* **SHORT EXERCISE**: Only a number is wanted: how many lines of the entries include the string "this"?

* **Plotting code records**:
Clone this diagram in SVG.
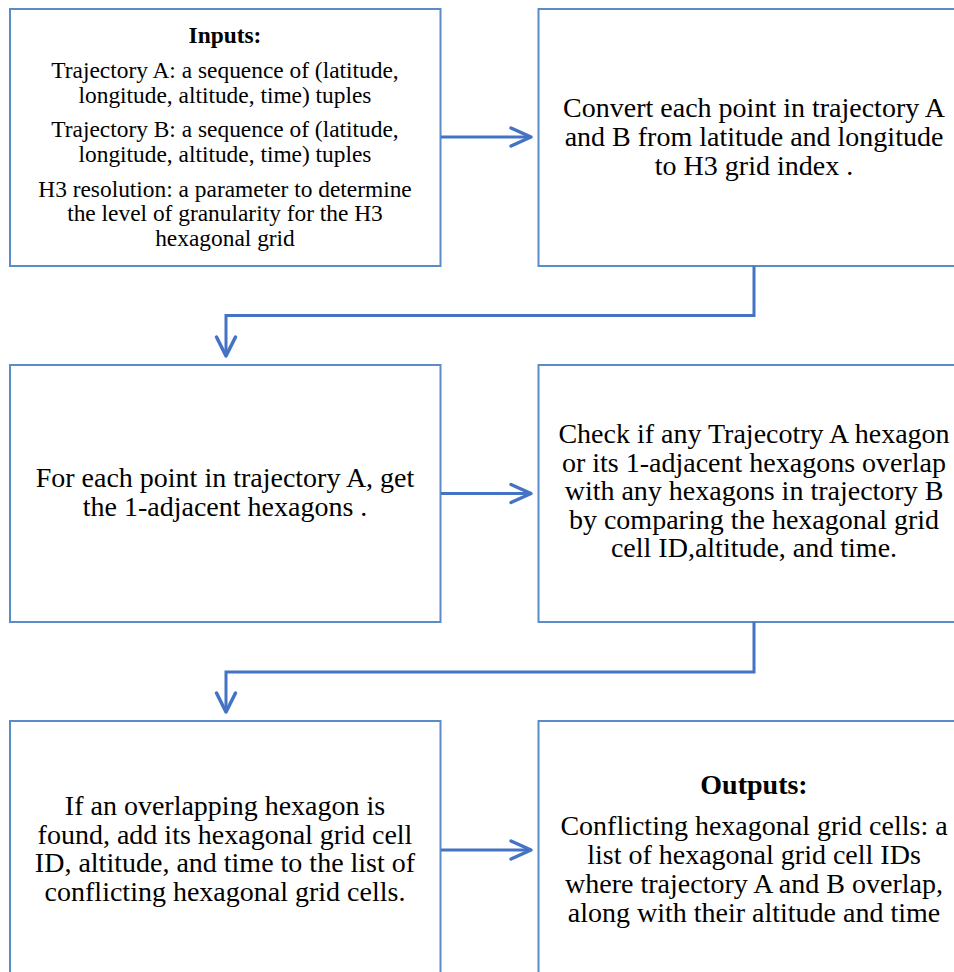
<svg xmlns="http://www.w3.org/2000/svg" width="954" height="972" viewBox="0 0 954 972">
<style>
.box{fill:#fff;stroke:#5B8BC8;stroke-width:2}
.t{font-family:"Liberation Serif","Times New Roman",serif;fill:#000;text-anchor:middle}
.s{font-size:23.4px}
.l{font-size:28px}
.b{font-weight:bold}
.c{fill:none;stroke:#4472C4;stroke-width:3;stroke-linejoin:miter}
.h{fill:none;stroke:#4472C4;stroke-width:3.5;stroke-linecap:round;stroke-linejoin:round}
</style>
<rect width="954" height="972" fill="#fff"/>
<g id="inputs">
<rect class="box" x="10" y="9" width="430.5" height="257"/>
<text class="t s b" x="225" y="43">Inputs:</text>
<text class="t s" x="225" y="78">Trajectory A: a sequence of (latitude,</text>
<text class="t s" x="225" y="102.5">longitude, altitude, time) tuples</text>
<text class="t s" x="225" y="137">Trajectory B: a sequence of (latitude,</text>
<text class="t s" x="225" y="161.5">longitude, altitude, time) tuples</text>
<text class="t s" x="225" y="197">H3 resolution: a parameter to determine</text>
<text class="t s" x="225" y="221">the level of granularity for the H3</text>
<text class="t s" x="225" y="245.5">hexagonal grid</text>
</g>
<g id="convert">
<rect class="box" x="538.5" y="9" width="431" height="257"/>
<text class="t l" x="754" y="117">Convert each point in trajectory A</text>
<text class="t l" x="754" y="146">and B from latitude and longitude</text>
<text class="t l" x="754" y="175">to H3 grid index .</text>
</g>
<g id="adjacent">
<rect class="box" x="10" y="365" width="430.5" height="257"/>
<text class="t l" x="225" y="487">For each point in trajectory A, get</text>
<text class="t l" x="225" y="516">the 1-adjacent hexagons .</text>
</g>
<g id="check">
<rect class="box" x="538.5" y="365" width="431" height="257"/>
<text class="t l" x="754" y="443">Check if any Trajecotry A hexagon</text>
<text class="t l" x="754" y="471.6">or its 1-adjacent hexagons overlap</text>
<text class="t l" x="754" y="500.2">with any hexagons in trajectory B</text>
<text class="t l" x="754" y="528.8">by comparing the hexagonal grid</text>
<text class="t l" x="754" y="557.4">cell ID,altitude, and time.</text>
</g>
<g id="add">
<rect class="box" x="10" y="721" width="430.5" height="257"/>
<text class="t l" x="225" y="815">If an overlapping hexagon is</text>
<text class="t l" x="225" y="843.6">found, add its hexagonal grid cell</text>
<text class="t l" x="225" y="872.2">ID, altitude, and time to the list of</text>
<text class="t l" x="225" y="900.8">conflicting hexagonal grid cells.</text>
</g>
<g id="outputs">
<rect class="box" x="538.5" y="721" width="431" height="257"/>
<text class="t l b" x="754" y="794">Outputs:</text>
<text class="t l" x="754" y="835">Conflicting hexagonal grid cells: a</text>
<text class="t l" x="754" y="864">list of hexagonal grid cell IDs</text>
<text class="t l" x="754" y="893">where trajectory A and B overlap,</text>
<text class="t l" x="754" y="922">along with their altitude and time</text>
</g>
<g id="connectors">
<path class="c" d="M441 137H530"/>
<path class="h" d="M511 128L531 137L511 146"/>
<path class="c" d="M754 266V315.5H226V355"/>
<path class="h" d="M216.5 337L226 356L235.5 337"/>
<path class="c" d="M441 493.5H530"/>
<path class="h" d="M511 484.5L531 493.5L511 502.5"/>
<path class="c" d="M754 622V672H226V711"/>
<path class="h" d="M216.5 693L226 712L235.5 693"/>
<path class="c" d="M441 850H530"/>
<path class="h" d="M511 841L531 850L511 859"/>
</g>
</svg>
==
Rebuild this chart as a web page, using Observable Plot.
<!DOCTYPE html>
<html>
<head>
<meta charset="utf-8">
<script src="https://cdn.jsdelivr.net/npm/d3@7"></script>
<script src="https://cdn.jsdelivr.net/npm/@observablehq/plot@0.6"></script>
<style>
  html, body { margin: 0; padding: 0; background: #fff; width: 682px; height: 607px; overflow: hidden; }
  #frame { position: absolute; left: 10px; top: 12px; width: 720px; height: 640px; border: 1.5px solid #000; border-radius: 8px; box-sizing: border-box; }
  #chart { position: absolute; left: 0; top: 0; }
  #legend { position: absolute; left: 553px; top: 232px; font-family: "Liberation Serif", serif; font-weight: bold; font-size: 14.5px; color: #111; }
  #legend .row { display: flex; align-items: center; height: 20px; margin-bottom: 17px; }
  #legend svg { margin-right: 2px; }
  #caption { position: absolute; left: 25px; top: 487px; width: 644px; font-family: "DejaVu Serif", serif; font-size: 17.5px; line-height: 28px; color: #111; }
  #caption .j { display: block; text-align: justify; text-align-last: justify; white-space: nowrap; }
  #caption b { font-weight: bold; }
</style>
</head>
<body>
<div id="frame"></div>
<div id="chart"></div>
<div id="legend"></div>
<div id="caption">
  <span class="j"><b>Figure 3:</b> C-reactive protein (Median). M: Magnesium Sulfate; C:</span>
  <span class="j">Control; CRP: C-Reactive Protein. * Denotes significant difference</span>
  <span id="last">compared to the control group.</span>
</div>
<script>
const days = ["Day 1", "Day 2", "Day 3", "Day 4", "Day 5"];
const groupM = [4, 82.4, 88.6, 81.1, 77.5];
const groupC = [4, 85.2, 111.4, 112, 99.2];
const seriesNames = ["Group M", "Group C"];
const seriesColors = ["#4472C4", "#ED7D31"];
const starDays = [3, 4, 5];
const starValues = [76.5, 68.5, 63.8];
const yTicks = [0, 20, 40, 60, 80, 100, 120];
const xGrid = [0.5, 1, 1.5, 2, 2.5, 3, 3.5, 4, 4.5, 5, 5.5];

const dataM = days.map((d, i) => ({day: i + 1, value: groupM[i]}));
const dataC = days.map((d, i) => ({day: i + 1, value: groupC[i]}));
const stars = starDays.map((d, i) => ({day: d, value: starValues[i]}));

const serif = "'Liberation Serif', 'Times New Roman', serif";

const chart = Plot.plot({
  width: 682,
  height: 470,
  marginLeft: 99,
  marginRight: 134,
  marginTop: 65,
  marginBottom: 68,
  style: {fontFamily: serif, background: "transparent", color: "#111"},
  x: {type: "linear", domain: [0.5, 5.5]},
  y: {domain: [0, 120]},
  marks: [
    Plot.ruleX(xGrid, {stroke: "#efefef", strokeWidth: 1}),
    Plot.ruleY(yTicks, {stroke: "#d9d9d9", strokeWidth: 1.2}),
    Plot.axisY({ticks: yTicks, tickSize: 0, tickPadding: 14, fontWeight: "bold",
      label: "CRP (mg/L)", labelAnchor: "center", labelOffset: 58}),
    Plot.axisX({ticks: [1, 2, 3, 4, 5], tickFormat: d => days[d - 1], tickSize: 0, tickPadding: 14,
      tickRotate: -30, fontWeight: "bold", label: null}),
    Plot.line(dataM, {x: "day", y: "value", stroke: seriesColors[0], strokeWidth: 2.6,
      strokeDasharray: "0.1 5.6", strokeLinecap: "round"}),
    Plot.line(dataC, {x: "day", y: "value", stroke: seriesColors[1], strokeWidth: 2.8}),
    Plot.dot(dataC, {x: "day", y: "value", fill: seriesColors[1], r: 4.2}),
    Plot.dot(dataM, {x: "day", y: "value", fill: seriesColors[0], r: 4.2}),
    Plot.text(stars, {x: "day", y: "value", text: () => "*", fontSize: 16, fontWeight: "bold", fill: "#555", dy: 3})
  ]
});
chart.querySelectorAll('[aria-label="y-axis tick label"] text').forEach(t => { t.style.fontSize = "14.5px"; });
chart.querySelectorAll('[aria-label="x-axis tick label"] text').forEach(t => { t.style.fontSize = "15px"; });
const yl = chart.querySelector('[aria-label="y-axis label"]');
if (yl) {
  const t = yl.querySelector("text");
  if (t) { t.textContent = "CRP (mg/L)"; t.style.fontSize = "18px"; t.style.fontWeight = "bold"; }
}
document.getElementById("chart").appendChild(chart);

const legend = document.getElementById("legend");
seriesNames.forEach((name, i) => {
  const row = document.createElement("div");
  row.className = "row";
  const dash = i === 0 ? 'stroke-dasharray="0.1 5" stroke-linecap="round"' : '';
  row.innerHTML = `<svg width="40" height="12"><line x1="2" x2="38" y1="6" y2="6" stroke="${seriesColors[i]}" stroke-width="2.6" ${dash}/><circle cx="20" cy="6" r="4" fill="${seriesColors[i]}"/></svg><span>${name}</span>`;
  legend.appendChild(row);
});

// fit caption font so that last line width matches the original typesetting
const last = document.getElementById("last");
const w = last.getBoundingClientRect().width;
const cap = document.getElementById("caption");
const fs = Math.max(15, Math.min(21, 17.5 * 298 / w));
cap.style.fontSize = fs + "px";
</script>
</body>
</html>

* **SOLVED EXERCISE**: 2